▸ WHAT YOU HAVE TO DO
Retype, exactly as they stand, the lines from the start of the data to the line that contains "plt.rcParams['font.family'] = ['Liberation", both ends included. Leave the pictures out.

• • • • •

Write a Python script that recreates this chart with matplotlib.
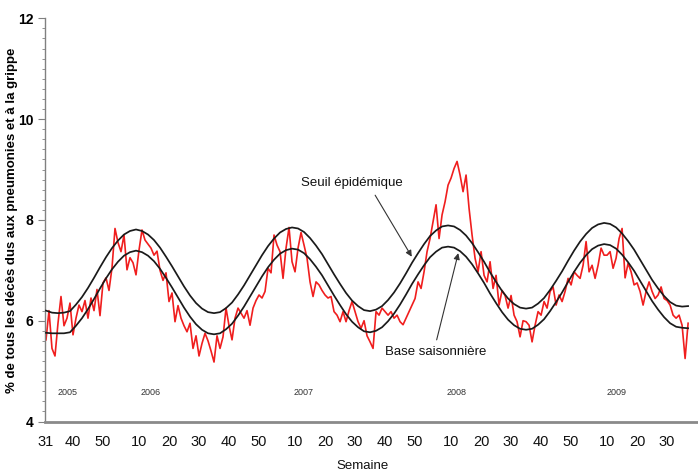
import matplotlib
matplotlib.use("Agg")
import matplotlib.pyplot as plt
import numpy as np
from matplotlib.ticker import MultipleLocator

plt.rcParams['font.family'] = ['Liberation Sans', 'DejaVu Sans']

# ---- data ----
start_year, start_week = 2005, 31
pct_pi = [
    5.62, 6.20, 5.45, 5.30, 5.95, 6.48, 5.90, 6.05, 6.35, 5.72,
    6.05, 6.31, 6.18, 6.40, 6.05, 6.45, 6.20, 6.62, 6.10, 6.75,
    6.85, 6.60, 7.05, 7.83, 7.55, 7.37, 7.70, 7.01, 7.25, 7.15,
    6.91, 7.40, 7.80, 7.60, 7.52, 7.44, 7.30, 7.38, 7.00, 6.80,
    6.95, 6.38, 6.55, 5.98, 6.30, 6.05, 5.90, 5.78, 5.95, 5.45,
    5.70, 5.30, 5.55, 5.75, 5.60, 5.40, 5.18, 5.70, 5.45, 5.68,
    6.25, 5.90, 5.62, 6.05, 6.25, 6.15, 6.05, 6.20, 5.91, 6.25,
    6.40, 6.51, 6.45, 6.58, 7.04, 6.95, 7.70, 7.50, 7.37, 6.84,
    7.44, 7.85, 7.17, 6.97, 7.44, 7.75, 7.50, 7.24, 6.77, 6.48,
    6.77, 6.71, 6.60, 6.51, 6.45, 6.48, 6.18, 6.11, 5.98, 6.18,
    5.98, 6.20, 6.38, 6.18, 5.98, 5.85, 6.00, 5.70, 5.58, 5.45,
    6.18, 6.11, 6.25, 6.18, 6.11, 6.18, 6.05, 6.11, 5.98, 5.92,
    6.05, 6.18, 6.31, 6.44, 6.77, 6.64, 6.97, 7.37, 7.63, 7.96,
    8.30, 7.63, 8.10, 8.36, 8.69, 8.83, 9.02, 9.16, 8.89, 8.56,
    8.89, 8.23, 7.70, 7.24, 6.97, 7.37, 6.90, 6.77, 7.17, 6.64,
    6.90, 6.31, 6.60, 6.50, 6.25, 6.50, 6.11, 5.98, 5.68, 6.00,
    5.98, 5.91, 5.58, 5.91, 6.18, 6.11, 6.38, 6.25, 6.58, 6.67,
    6.31, 6.51, 6.38, 6.58, 6.84, 6.71, 6.97, 6.90, 6.84, 7.10,
    7.57, 6.97, 7.10, 6.84, 7.10, 7.44, 7.30, 7.30, 7.37, 7.04,
    7.24, 7.63, 7.83, 6.85, 7.14, 6.97, 6.71, 6.75, 6.58, 6.31,
    6.58, 6.77, 6.58, 6.44, 6.51, 6.67, 6.44, 6.40, 6.31, 6.11,
    6.05, 6.11, 5.91, 5.25, 5.95,
]

# baseline and threshold, read every 2 weeks
baseline_step = 2
seasonal_baseline = [
    5.76, 5.75, 5.75, 5.75, 5.77, 5.90, 6.05, 6.23, 6.43, 6.64,
    6.84, 7.02, 7.17, 7.29, 7.36, 7.39, 7.36, 7.29, 7.18, 7.03,
    6.85, 6.66, 6.46, 6.26, 6.08, 5.93, 5.82, 5.75, 5.73, 5.75,
    5.83, 5.94, 6.10, 6.28, 6.48, 6.68, 6.88, 7.06, 7.21, 7.33,
    7.40, 7.43, 7.41, 7.34, 7.22, 7.07, 6.90, 6.70, 6.50, 6.31,
    6.13, 5.98, 5.87, 5.79, 5.77, 5.80, 5.87, 5.99, 6.14, 6.32,
    6.52, 6.73, 6.92, 7.10, 7.26, 7.37, 7.45, 7.47, 7.45, 7.38,
    7.27, 7.12, 6.94, 6.75, 6.54, 6.35, 6.17, 6.02, 5.91, 5.84,
    5.82, 5.84, 5.92, 6.03, 6.19, 6.37, 6.56, 6.77, 6.97, 7.15,
    7.30, 7.42, 7.49, 7.52, 7.50, 7.43, 7.31, 7.16, 6.99, 6.79,
    6.59, 6.39, 6.22, 6.07, 5.95, 5.88, 5.86, 5.85,
]
epidemic_threshold = [
    6.20, 6.16, 6.15, 6.16, 6.19, 6.32, 6.47, 6.65, 6.85, 7.06,
    7.26, 7.44, 7.59, 7.71, 7.78, 7.81, 7.78, 7.71, 7.60, 7.45,
    7.27, 7.08, 6.88, 6.68, 6.50, 6.35, 6.24, 6.17, 6.15, 6.17,
    6.25, 6.36, 6.52, 6.70, 6.90, 7.10, 7.30, 7.48, 7.63, 7.75,
    7.82, 7.85, 7.83, 7.76, 7.64, 7.49, 7.32, 7.12, 6.92, 6.73,
    6.55, 6.40, 6.29, 6.21, 6.19, 6.22, 6.29, 6.41, 6.56, 6.74,
    6.94, 7.15, 7.34, 7.52, 7.68, 7.79, 7.87, 7.89, 7.87, 7.80,
    7.69, 7.54, 7.36, 7.17, 6.96, 6.77, 6.59, 6.44, 6.33, 6.26,
    6.24, 6.26, 6.34, 6.45, 6.61, 6.79, 6.98, 7.19, 7.39, 7.57,
    7.72, 7.84, 7.91, 7.94, 7.92, 7.85, 7.73, 7.58, 7.41, 7.21,
    7.01, 6.81, 6.64, 6.49, 6.37, 6.30, 6.28, 6.29,
]

tick_years = [2005, 2005, 2005, 2006, 2006, 2006, 2006, 2006, 2007, 2007, 2007,
              2007, 2007, 2008, 2008, 2008, 2008, 2008, 2009, 2009, 2009]
tick_weeks = [31, 40, 50, 10, 20, 30, 40, 50, 10, 20, 30,
              40, 50, 10, 20, 30, 40, 50, 10, 20, 30]
year_labels = ["2005", "2006", "2007", "2008", "2009"]
year_label_pos = [7.3, 35.0, 85.7, 136.7, 190.3]

# ---- plot ----
fig = plt.figure(figsize=(6.98, 4.73), dpi=100)
ax = fig.add_axes([45/698, 51.5/473, 653/698, 403.2/473])

x_obs = np.arange(len(pct_pi))
x_base = np.arange(len(seasonal_baseline)) * baseline_step

ax.plot(x_obs, pct_pi, color='#f01e1e', lw=1.2, zorder=2)
ax.plot(x_base, epidemic_threshold, color='#1a1a1a', lw=1.25, zorder=3)
ax.plot(x_base, seasonal_baseline, color='#1a1a1a', lw=1.25, zorder=3)

ax.set_xlim(-0.33, 217.3)
ax.set_ylim(4, 12)

tick_pos = [(y - start_year) * 52 + w - start_week for y, w in zip(tick_years, tick_weeks)]
ax.set_xticks(tick_pos)
ax.set_xticklabels([str(w) for w in tick_weeks], fontsize=10.5, color='#111111')
ax.tick_params(axis='x', length=0, pad=10)

ax.yaxis.set_major_locator(MultipleLocator(2))
ax.yaxis.set_minor_locator(MultipleLocator(0.2))
ax.tick_params(axis='y', which='major', length=5, width=0.8, color='#808080',
               labelsize=10, pad=3.5)
ax.tick_params(axis='y', which='minor', length=2.5, width=0.6, color='#808080')
for lbl in ax.get_yticklabels():
    lbl.set_fontweight('bold')

for s in ['top', 'right']:
    ax.spines[s].set_visible(False)
ax.spines['left'].set_color('#808080')
ax.spines['left'].set_linewidth(1.0)
ax.spines['bottom'].set_color('#8a8a8a')
ax.spines['bottom'].set_linewidth(2.0)

for lab, pos in zip(year_labels, year_label_pos):
    ax.text(pos, 4.57, lab, fontsize=6.5, color='#333333', ha='center', va='center')

fig.text(12.5/698, (473-220)/473, "% de tous les décès dus aux pneumonies et à la grippe",
         rotation=90, ha='center', va='center', fontsize=9.5, fontweight='bold')
fig.text(363/698, (473-460)/473, "Semaine", ha='center', va='top', fontsize=9.5,
         color='#111111')

# annotations
ax.text(102, 8.73, "Seuil épidémique", fontsize=9.5, ha='center', va='center', color='#111111')
ax.annotate("", xy=(121.9, 7.27), xytext=(109.7, 8.49),
            arrowprops=dict(arrowstyle='-|>', color='#333333', lw=0.8,
                            mutation_scale=9, shrinkA=0, shrinkB=0))
ax.text(130, 5.38, "Base saisonnière", fontsize=9.5, ha='center', va='center', color='#111111')
ax.annotate("", xy=(137.4, 7.34), xytext=(130.2, 5.62),
            arrowprops=dict(arrowstyle='-|>', color='#333333', lw=0.8,
                            mutation_scale=9, shrinkA=0, shrinkB=0))

fig.savefig("out.png", dpi=100)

• • • • •

▸ SOLVED PROBLEM
Write a Python script that recreates this chart with matplotlib.
import matplotlib
matplotlib.use("Agg")
import matplotlib.pyplot as plt
import numpy as np
from matplotlib.ticker import MultipleLocator

plt.rcParams['font.family'] = ['Liberation Sans', 'DejaVu Sans']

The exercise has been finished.